Even experts are perplexed by this hype. Makeup artists are constantly asked about the difference between mineral and regular makeup ingredients.

As much as the consumer believes natural is better, there are still many questions industry professionals have for the movement.

Jessica Gonzalez, makeup artist for MAC cosmetics, believes many people assume with confidence that mineral makeup is better for their skin.

“Many people tell me all the problems they are still having with their skin, and it seems like they just believe in the product because it is considered ‘all natural,’” Gonzalez said.

For some California Baptist University students, makeup is an afterthought.

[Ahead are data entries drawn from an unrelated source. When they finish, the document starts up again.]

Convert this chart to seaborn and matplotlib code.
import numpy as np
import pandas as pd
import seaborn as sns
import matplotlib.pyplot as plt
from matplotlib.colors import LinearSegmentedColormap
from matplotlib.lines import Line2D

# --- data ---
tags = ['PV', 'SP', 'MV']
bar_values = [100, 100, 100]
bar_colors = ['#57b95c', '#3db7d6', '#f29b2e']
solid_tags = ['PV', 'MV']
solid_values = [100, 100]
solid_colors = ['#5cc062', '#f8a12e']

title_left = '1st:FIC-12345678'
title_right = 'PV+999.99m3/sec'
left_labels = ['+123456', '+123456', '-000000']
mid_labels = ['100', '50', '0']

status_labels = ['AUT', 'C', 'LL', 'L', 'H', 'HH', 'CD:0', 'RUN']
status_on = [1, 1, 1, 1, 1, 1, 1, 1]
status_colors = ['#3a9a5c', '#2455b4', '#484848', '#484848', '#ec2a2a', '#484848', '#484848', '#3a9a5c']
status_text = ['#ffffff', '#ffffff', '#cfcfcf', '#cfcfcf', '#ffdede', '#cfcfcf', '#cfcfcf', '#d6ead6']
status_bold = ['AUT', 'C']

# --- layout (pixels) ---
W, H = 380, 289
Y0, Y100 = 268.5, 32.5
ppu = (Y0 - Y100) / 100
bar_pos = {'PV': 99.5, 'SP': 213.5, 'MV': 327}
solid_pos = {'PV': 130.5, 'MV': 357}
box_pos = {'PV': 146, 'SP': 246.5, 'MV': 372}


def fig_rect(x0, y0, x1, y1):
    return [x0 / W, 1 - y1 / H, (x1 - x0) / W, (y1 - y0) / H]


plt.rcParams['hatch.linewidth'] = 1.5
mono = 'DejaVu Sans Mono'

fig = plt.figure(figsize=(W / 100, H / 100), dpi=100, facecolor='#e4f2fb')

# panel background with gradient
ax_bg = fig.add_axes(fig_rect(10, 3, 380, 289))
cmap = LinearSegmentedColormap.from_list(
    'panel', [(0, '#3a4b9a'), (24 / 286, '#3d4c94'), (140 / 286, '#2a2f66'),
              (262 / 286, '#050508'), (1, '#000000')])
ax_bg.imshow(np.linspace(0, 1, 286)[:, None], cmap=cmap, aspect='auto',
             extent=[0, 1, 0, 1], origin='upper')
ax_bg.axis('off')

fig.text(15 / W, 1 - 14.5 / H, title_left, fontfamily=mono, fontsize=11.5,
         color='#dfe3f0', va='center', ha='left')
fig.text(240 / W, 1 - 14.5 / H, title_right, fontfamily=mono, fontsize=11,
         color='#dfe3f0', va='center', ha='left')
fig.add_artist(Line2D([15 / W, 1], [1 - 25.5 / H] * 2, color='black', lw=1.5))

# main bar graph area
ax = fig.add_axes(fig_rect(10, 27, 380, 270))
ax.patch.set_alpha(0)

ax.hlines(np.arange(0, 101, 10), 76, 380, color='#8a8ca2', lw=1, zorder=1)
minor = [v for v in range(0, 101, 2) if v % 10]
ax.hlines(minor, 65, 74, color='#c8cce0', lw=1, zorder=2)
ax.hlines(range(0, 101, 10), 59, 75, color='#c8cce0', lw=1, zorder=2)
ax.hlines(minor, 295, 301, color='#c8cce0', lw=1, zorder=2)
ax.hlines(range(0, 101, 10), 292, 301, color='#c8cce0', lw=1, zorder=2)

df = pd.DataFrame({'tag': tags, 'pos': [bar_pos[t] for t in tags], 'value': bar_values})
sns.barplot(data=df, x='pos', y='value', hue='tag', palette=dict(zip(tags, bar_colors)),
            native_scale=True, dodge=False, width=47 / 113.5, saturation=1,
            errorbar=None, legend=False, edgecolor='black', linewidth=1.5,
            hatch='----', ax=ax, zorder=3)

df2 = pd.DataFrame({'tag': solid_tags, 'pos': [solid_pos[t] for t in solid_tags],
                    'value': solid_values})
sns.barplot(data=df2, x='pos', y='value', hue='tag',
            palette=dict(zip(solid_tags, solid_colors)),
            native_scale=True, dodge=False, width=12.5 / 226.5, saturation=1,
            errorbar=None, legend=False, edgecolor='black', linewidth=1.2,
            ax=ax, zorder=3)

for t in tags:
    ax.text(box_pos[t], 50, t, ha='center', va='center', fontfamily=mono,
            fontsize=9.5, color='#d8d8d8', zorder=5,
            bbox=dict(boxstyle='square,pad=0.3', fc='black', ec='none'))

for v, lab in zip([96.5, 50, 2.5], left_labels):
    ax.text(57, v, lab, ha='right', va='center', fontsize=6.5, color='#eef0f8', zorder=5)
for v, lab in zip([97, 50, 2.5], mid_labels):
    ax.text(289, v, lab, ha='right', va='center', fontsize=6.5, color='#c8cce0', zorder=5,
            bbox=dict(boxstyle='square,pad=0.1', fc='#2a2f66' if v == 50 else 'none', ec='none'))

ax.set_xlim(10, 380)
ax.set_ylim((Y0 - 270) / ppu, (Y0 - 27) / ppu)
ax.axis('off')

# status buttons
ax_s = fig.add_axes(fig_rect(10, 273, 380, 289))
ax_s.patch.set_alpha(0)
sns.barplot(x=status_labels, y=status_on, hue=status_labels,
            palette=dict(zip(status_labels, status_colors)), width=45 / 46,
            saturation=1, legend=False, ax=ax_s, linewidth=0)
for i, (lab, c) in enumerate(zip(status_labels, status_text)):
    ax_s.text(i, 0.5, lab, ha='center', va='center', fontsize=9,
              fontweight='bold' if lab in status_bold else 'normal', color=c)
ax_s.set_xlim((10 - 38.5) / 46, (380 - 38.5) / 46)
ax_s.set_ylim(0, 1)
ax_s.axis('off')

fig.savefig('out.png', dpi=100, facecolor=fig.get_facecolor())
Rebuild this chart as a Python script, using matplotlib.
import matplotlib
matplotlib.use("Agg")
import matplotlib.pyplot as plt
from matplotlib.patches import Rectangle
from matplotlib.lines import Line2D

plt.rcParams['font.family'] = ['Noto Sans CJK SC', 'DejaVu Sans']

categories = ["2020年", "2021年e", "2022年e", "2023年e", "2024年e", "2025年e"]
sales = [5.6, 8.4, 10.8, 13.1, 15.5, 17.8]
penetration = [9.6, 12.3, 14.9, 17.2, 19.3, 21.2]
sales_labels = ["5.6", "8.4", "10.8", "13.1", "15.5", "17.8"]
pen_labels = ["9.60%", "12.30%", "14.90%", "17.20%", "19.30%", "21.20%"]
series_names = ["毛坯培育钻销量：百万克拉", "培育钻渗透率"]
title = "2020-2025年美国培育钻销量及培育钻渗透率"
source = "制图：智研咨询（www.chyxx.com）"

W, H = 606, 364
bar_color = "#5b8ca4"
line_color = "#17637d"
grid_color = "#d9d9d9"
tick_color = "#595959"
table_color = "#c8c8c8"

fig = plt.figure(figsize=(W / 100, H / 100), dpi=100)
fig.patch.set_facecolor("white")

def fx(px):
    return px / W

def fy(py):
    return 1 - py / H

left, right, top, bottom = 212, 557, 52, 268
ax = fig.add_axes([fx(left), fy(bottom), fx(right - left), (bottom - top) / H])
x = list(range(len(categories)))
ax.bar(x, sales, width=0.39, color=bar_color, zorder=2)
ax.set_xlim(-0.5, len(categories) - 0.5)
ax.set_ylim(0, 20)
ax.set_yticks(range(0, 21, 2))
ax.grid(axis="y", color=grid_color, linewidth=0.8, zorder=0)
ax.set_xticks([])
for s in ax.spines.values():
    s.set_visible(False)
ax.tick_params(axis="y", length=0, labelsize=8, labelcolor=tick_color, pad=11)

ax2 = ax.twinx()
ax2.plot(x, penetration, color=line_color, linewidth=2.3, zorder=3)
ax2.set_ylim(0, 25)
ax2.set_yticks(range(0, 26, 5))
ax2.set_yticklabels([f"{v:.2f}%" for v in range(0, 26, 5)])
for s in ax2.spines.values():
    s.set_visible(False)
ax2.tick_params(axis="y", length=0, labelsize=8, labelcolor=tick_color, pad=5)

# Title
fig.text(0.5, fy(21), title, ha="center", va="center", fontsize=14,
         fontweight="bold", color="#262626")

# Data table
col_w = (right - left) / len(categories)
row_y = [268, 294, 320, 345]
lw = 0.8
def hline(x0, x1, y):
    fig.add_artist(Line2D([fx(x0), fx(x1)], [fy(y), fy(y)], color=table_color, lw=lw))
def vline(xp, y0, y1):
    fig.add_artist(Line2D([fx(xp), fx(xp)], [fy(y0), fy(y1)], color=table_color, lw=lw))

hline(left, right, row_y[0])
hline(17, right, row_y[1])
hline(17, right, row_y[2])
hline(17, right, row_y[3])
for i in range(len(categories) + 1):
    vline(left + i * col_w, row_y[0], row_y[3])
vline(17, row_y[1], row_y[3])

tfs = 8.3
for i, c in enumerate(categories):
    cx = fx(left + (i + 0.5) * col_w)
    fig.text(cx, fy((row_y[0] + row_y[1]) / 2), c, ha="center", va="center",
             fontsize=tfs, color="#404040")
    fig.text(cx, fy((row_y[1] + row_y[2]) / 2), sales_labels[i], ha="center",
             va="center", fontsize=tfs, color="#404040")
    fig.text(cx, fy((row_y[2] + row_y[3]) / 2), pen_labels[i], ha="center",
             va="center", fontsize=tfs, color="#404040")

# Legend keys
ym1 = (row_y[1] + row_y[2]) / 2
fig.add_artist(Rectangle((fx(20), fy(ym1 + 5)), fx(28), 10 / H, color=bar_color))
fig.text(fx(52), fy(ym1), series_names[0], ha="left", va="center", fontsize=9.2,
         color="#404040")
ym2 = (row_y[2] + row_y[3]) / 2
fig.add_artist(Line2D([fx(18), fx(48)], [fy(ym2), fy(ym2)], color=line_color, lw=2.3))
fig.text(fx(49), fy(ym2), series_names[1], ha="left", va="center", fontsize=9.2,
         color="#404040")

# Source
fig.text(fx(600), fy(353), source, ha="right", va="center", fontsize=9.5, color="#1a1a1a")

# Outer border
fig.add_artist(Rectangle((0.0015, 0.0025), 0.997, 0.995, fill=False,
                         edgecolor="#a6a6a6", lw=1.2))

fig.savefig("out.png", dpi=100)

“I don’t have any clue if they are better or not, I just put on makeup. I don’t really take that into consideration, it seems like it would better if it’s natural,” Kelly Hahn, senior, said.

According to the American Academy of Dermatology, many organic ingredients can cause allergic reactions and irritation. Popular natural cosmetic brand Bare Essentials even states that one in four consumers will not be able to use their product.

To make matters worse, the Food and Drug Administration doesn’t give a definition of the term “organic” when it comes to cosmetics. It doesn’t have to be regulated by the FDA, but rather the USDA and National Organic Program that deals with organic guidelines. Somehow, the cosmetic brands have to adhere to the guidelines of the FDA.

In reality, consumers are better off with traditional makeup brands that aren’t adding all natural ingredients or using organic ingredients to their makeup formulas.

Beauty and skin health come down to traditional aspects of health, such as drinking plenty of water, getting proper amounts of sleep and eating healthfully. These traditional health tips are what help skin look its best, and makeup will look better as a result.

The most important aspect to making makeup look its best and be its best is taking proper care of skin. As far as makeup, it’s about finding makeup that is best for your skin type.

Makeup can be either beauty or beast, depending on your desired product. If a consumer chooses to absorb all the hype and not focus on fact, they will be left confused with no accurate information.